Micah Zenko properly ridicules the habitual saber-rattling of certain editorial boards and op-ed writers:
I suspect that the desire to resolve an enduring problem in the near term explains many of these tough-guy (or girl) proposals. Given that it costs nothing to propose sending someone else to bomb or occupy another country, it’s the least tough and most thoughtless thing for someone to write. Why should we take these proposals seriously?
Zenko is right to reject the advice of the op-ed militarists. Unfortunately, as Zenko understands, these proposals are taken seriously more often than not, and they usually define and drive the debate on the appropriate policy response to a given conflict or crisis. These militarists create perverse incentives for every administration to respond more aggressively and to do more to militarize the conduct of foreign policy than it otherwise might, which in turn eventually pulls all policy debates in the direction of military action.
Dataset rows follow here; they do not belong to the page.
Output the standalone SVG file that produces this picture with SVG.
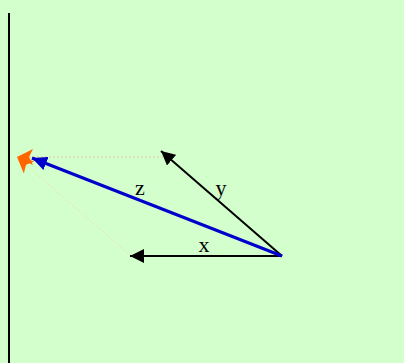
<svg xmlns="http://www.w3.org/2000/svg" width="404" height="363" viewBox="0 0 404 363">
<style>
.lbl{font-family:"Liberation Serif","Times New Roman",serif;font-size:22px;fill:#000;text-anchor:middle}
.vec{stroke:#000;stroke-width:2;fill:none}
.sum{stroke:#0000cc;stroke-width:3;fill:none}
.guide{stroke-width:1;fill:none;stroke-dasharray:2,2}
</style>
<defs>
<marker id="ah" markerUnits="userSpaceOnUse" viewBox="0 0 14 14" refX="14" refY="7" markerWidth="14" markerHeight="14" orient="auto">
<path d="M0,0 L14,7 L0,14 Z" fill="#000"/>
</marker>
<marker id="ahb" markerUnits="userSpaceOnUse" viewBox="0 0 15 14" refX="15" refY="7" markerWidth="15" markerHeight="14" orient="auto">
<path d="M0,0 L15,7 L0,14 Z" fill="#0000cc"/>
</marker>
<marker id="aho" markerUnits="userSpaceOnUse" viewBox="0 0 16 16" refX="16" refY="8" markerWidth="16" markerHeight="16" orient="auto">
<path d="M0,0 L16,8 L0,16 L4,8 Z" fill="#ff6600"/>
</marker>
</defs>
<rect x="0" y="0" width="404" height="363" fill="#d3ffcc"/>
<line x1="9" y1="13" x2="9" y2="363" stroke="#000" stroke-width="2"/>
<g id="connectors">
<line id="guide-x" class="guide" stroke="#e8c8a0" x1="163" y1="157" x2="17" y2="157" marker-end="url(#aho)"/>
<line id="guide-y" class="guide" stroke="#ece4a8" x1="131" y1="256" x2="17" y2="157" marker-end="url(#aho)"/>
<line id="vec-x" class="vec" x1="282" y1="256" x2="130" y2="256" marker-end="url(#ah)"/>
<line id="vec-y" class="vec" x1="282" y1="256" x2="161" y2="151" marker-end="url(#ah)"/>
<line id="vec-z" class="sum" x1="282" y1="256" x2="32" y2="158" marker-end="url(#ahb)"/>
</g>
<g id="label-z"><text class="lbl" x="140" y="195">z</text></g>
<g id="label-y"><text class="lbl" x="221" y="195">y</text></g>
<g id="label-x"><text class="lbl" x="204" y="252">x</text></g>
</svg>
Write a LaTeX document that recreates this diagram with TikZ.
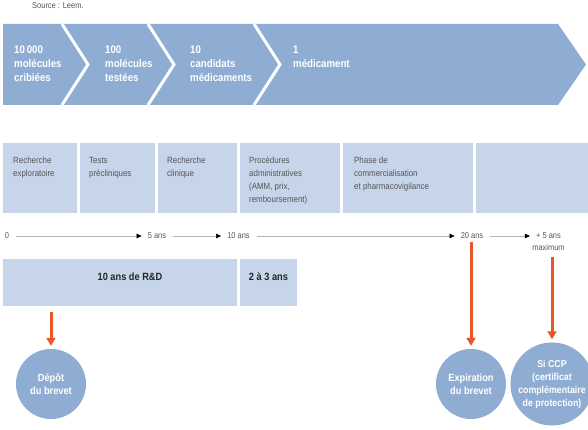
\documentclass[tikz,border=0pt]{standalone}
\usepackage{fontspec}
\setmainfont{Liberation Sans}[FakeStretch=0.88]
\usepackage{tikz}
\usetikzlibrary{arrows.meta, positioning}
\definecolor{chevblue}{HTML}{8FADD3}
\definecolor{paleblue}{HTML}{C6D5EA}
\definecolor{patorange}{HTML}{E8562A}
\definecolor{textgray}{HTML}{555555}

\begin{document}
\begin{tikzpicture}[x=1pt, y=-1pt,
  chev/.style={anchor=north west, inner sep=0pt, align=left, text=white,
               font=\fontsize{11}{14}\selectfont\bfseries},
  phase/.style={rectangle, fill=paleblue, minimum height=70pt, inner sep=0pt,
                outer sep=0pt, anchor=north west},
  phasetext/.style={anchor=north west, inner sep=0pt, align=left, text=textgray,
                    font=\fontsize{9}{13}\selectfont},
  tick/.style={inner sep=2pt, text=textgray, font=\fontsize{8.5}{10}\selectfont},
  tline/.style={-{Triangle[length=5pt, width=4.5pt, color=black]}, gray!60,
                line width=0.6pt, shorten <=5pt, shorten >=4pt},
  bar/.style={rectangle, fill=paleblue, minimum height=47pt, inner sep=0pt,
              outer sep=0pt, anchor=north west},
  bartext/.style={inner sep=0pt, text=black!85, font=\fontsize{10.5}{13}\selectfont\bfseries},
  event/.style={circle, fill=chevblue, minimum size=70pt, inner sep=0pt, align=center,
                text=white, font=\fontsize{10.5}{13}\selectfont\bfseries},
  orarr/.style={-{Triangle[length=8pt, width=9pt]}, patorange, line width=3pt}
]
  \useasboundingbox (0,0) rectangle (588,430);

  \node[anchor=west, inner sep=0pt, text=textgray, font=\fontsize{8.5}{10}\selectfont]
    (src) at (32,6) {Source : Leem.};

  % funnel of molecules
  \fill[chevblue] (3,24) -- (558,24) -- (586,64.5) -- (558,105) -- (3,105) -- cycle;
  \foreach \x in {62,148,254}
    \draw[white, line width=3pt] (\x,24) -- (\x+26,64.5) -- (\x,105);

  \node[chev] (n10000) at (14,46)  {10\,000\\molécules\\cribiées};
  \node[chev] (n100)   at (105,46) {100\\molécules\\testées};
  \node[chev] (n10)    at (190,46) {10\\candidats\\médicaments};
  \node[chev] (n1)     at (293,46) {1\\médicament};

  % phases
  \node[phase, minimum width=74pt]  (p1) at (3,143) {};
  \node[phase, minimum width=75pt,  right=3pt of p1] (p2) {};
  \node[phase, minimum width=79pt,  right=3pt of p2] (p3) {};
  \node[phase, minimum width=100pt, right=3pt of p3] (p4) {};
  \node[phase, minimum width=130pt, right=3pt of p4] (p5) {};
  \node[phase, minimum width=112pt, right=3pt of p5] (p6) {};

  \node[phasetext, below right=14pt and 10pt of p1.north west] (p1txt) {Recherche\\exploratoire};
  \node[phasetext, below right=14pt and 9pt of p2.north west]  (p2txt) {Tests\\précliniques};
  \node[phasetext, below right=14pt and 9pt of p3.north west]  (p3txt) {Recherche\\clinique};
  \node[phasetext, below right=14pt and 9pt of p4.north west]  (p4txt) {Procédures\\administratives\\(AMM, prix,\\remboursement)};
  \node[phasetext, below right=14pt and 11pt of p5.north west] (p5txt) {Phase de\\commercialisation\\et pharmacovigilance};

  % time line
  \node[tick] (t0)  at (7,236)     {0};
  \node[tick] (t5)  at (157,236)   {5 ans};
  \node[tick] (t10) at (238.5,236) {10 ans};
  \node[tick] (t20) at (472,236)   {20 ans};
  \node[tick] (t25) at (548.5,236) {+ 5 ans};
  \node[tick, below=1pt of t25] (tmax) {maximum};

  \draw[tline] (t0)  -- (t5);
  \draw[tline] (t5)  -- (t10);
  \draw[tline] (t10) -- (t20);
  \draw[tline] (t20) -- (t25);

  % durations
  \node[bar, minimum width=234pt] (rd) at (3,259) {};
  \node[bar, minimum width=57pt, right=3pt of rd] (amm) {};
  \node[bartext, below=14pt of rd.north, xshift=10pt] (rdtxt) {10 ans de R\&D};
  \node[bartext, below=14pt of amm.north] (ammtxt) {2 à 3 ans};

  % patent events
  \node[event] (depot) at (51,384)  {Dépôt\\du brevet};
  \node[event] (expir) at (471,384) {Expiration\\du brevet};
  \node[event, font=\fontsize{10}{13}\selectfont\bfseries] (ccp) at (552,384)
    {Si CCP\\(certificat\\complémentaire\\de protection)};

  \draw[orarr, shorten <=6pt, shorten >=3pt] (depot |- rd.south) -- (depot);
  \draw[orarr, shorten <=1pt, shorten >=3pt] (expir |- t20.south) -- (expir);
  \draw[orarr, shorten <=4pt, shorten >=3pt] (ccp |- tmax.south) -- (ccp);
\end{tikzpicture}
\end{document}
As long as the U.S. seeks to exercise global “leadership” and possesses a military much larger than it needs to provide for national defense, it is practically inevitable that there will be a dedicated number of journalists and writers ready to endorse military action of one sort or another in response to events overseas. Op-ed militarism contributes to the larger phenomenon of threat inflation, but the former wouldn’t be able to survive for very long if there weren’t numerous politicians and analysts ready and willing to engage in the latter. The constant agitation for “greater U.S.-led intervention” in foreign conflicts both fuels and thrives on the public’s exaggerated fears of threats to the United States.
When it isn’t possible for an op-ed militarist to identify a threat to the U.S., he can always fall back on referring to much more vague threats to “allies” (a term that is itself used so broadly by these writers that it can refer to almost any country), regional stability (even though the militarists’ proposals are typically far more destabilizing than anything that is already happening), “our values” (which are often irrelevant or not at risk), and, last but not least, everyone’s favorite, “credibility.” Once almost every foreign dispute can be treated as a test of U.S. “credibility” (not to mention our “resolve”), there is virtually nothing that the op-ed militarist thinks can’t be solved or improved by a greater exercise of American “strength.”



Excerpt from the Foreign Affairs: he delivered a speech to the annual convention of the Veterans of Foreign Wars.
This is the elephant, and the white one at that, in the room–FOREIGN wars. Should those have been non-foreign ones the set of attitudes towards war would have been quite different. That is why this is very true: In his 1977 study on military and civilian influence on U.S. uses of force, Soldiers, Statesmen, and Cold War Crisis, political scientist Richard Betts examined Cold War military intervention and escalation decisions. Comparing the opinions of the Joint Chiefs of Staff with those of civilian leaders, Betts found, “The stereotype of a belligerent chorus of generals and admirals intimidating a pacific civilian establishment is not supported by the evidence.”
Shared national military (war) historical experience DOES matter, the quantity of historical military (and civilian) casualties, the scale of national war wounds–this all does matter. All this constitutes a major CULTURAL, first and foremost, factor which influences overall attitude of the nation and its elites towards the war. Colin Powell’s “I thought I would have an aneurysm. American GIs were not toy soldiers to be moved around on some sort of global game board.” (c) sums up beautifully the professional attitudes towards war, the way they should be. Now comes the question, cases of organic military “militarism” aside–it happens in any military, what kind of the expertise, let alone restraint, in all things war upper-middle class, Ivy-league Liberal Arts graduates (nothing against them per se) working for the editorial boards, mentioned in the Zenko’s piece, can bring to the table? The answer is very simple–next to zero. Yet, they do have a power to form public opinion. Rephrasing of famous truism that the emotions in academic debate run so high because the stakes are so low thus becomes warranted and irresistible–the militarism of this kind of journalists runs so high because the stakes (for them) are so low. And all this is just scratching the surface of the problem.